How do I have the conversation?
The “new normal” in which we are living has prompted conversations that are unfamiliar and uncomfortable. Consider how often you had conversations with peers about the places they visited recently, the people they interacted with, whether they’ve been in crowds, whether they are wearing masks, or if they or anyone they are around is having any symptoms of illness. These questions did not seem necessary pre-pandemic. However, we are pressed toward these more exploratory conversations as we seek to minimize risk to ourselves or to others around us. It is important to know that you can and should have these types of conversations that before now would have seemed intrusive. Doing this effectively may feel tricky and maybe even overwhelming. This is normal, as we are all new to navigating these discussions. Here are some themes to consider as you broach conversations with your friends and family members about social interaction:
Consent: Consent is ultimately about respect and that should be a guiding principle during discussions about what boundaries you are or are not holding. When considering interactions with others during the pandemic, our boundaries might come up for negotiation. If one family is comfortable with one set of boundaries, but another family is comfortable with a very different set of boundaries, whose boundaries should be adhered to? The simplest way to respond to this is to adhere to the set of boundaries that is most cautious. For example, if one party has established that they will only interact while wearing masks and the other party does not want to wear a mask, both parties agree to wear masks in order to adhere to the more strict boundary.

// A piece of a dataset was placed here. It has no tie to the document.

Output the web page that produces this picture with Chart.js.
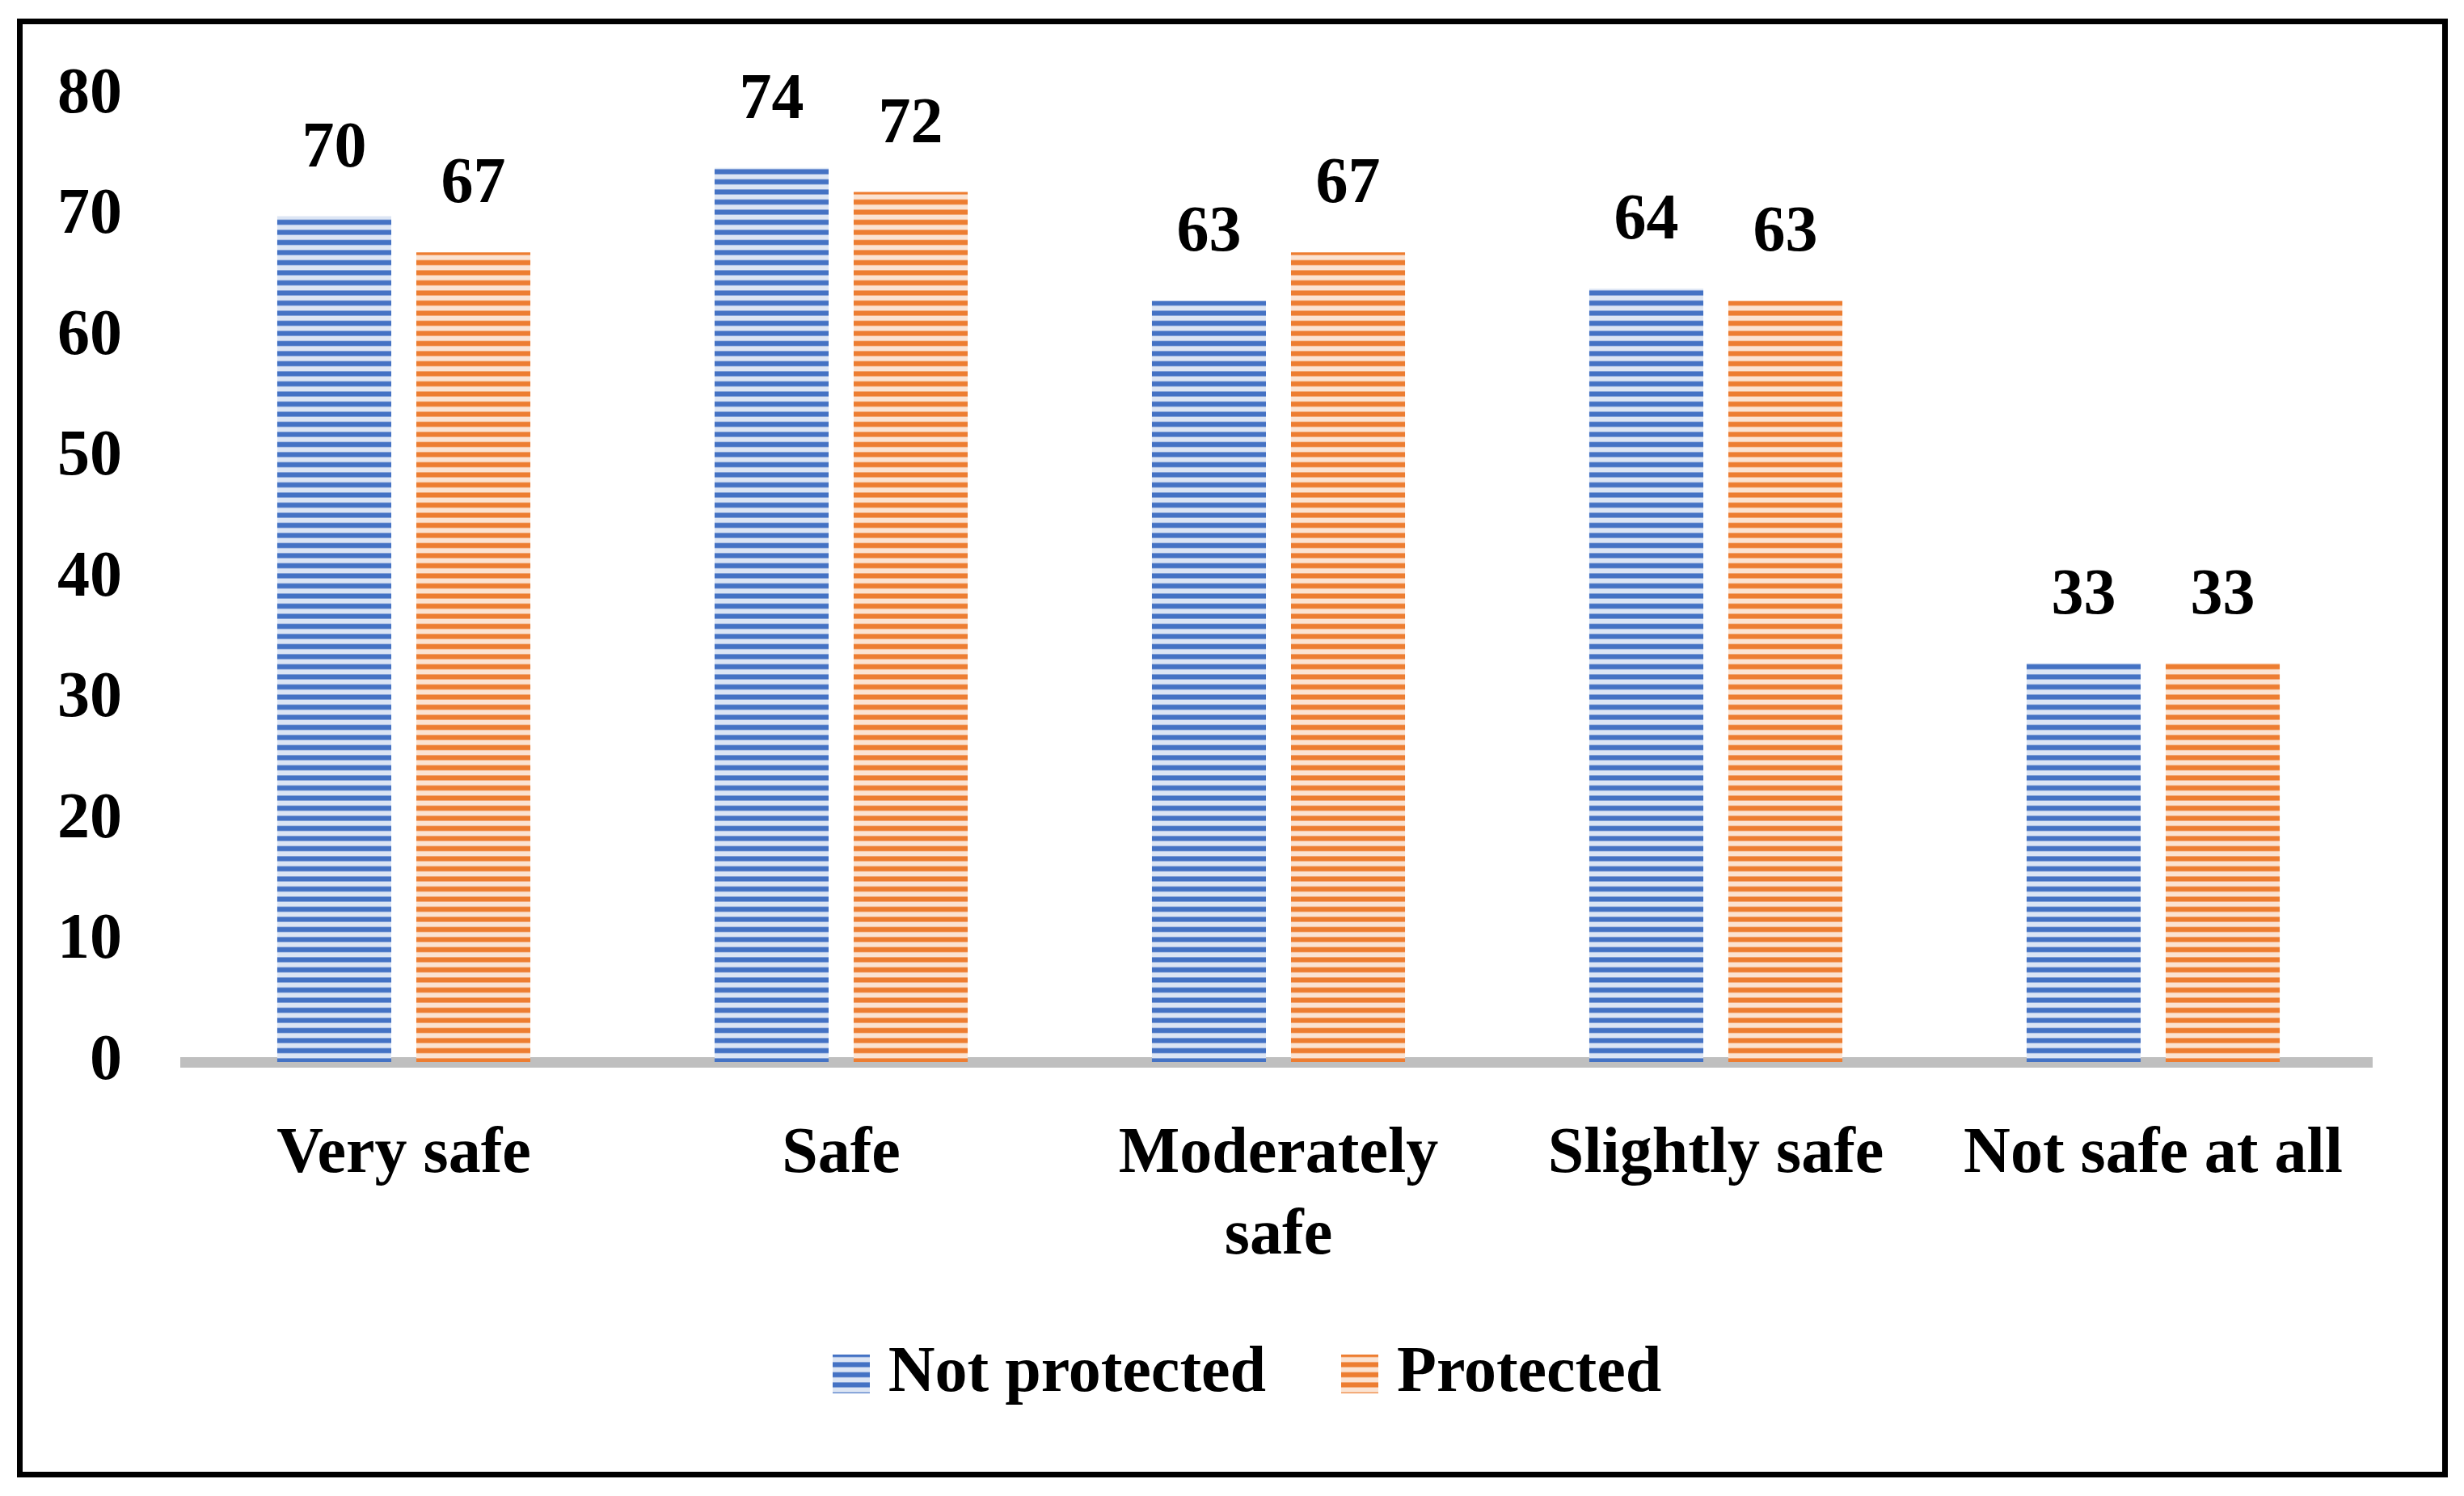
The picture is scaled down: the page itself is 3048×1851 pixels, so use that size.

Language: Although there is no guarantee that word choice alone can eliminate the chance for misunderstanding or conflict, choosing your language carefully can make a difference. For instance, you might say something like “We are being extra careful with social distancing” or “What is your comfort level and what will make you feel most safe?” as a way to enter into the conversation with a tone of exploration instead of judgement. Using words and phrases such as “We want to make sure everyone feels comfortable” or “We want to minimize risk” can imply a desire to prioritize health and safety for all involved parties, rather than simply doing what is convenient for yourself.
How do I handle disagreement about boundaries?
The reality is that there are many factors at play during the pandemic that could draw us into disagreements that are difficult to resolve. The stakes feel high for many people, which creates an intensity around the ever-evolving discussions about health, safety, and economics. It is critical to remember that there are many different views, problems, scenarios, and pressures we are all facing. We should do our best to understand our own experience, as well as the experience of others, but the bottom line is we will not always find agreement.

Language is important when you are in disagreement, and empathy and respect will go a long way in preserving friendships in the face of conflict. Phrases such as “I understand you have a different boundary and I respect your decision” or “I know we are all doing our best to take care of ourselves and these are incredibly difficult times” demonstrate that you recognize your friends and family members are also making difficult choices, even if those choices may be different from your own. Try to avoid judgment whenever possible – Nobody wants to hear “I can’t believe you’re acting this way” or “You’re being irresponsible.” These types of statements will quickly alienate others and may cause irreparable damage to your relationships. As was discussed above, choosing an open-minded, nonjudgmental approach will be more likely to elicit negotiation and potential compromise. If you are in disagreement about a boundary, try asking your friend or family member, “Would you be open to considering a different boundary?” If they are, you are in territory for collaborative decision-making. If not, you can respectfully agree not to spend time together until everyone is able to agree on a boundary that feels comfortable.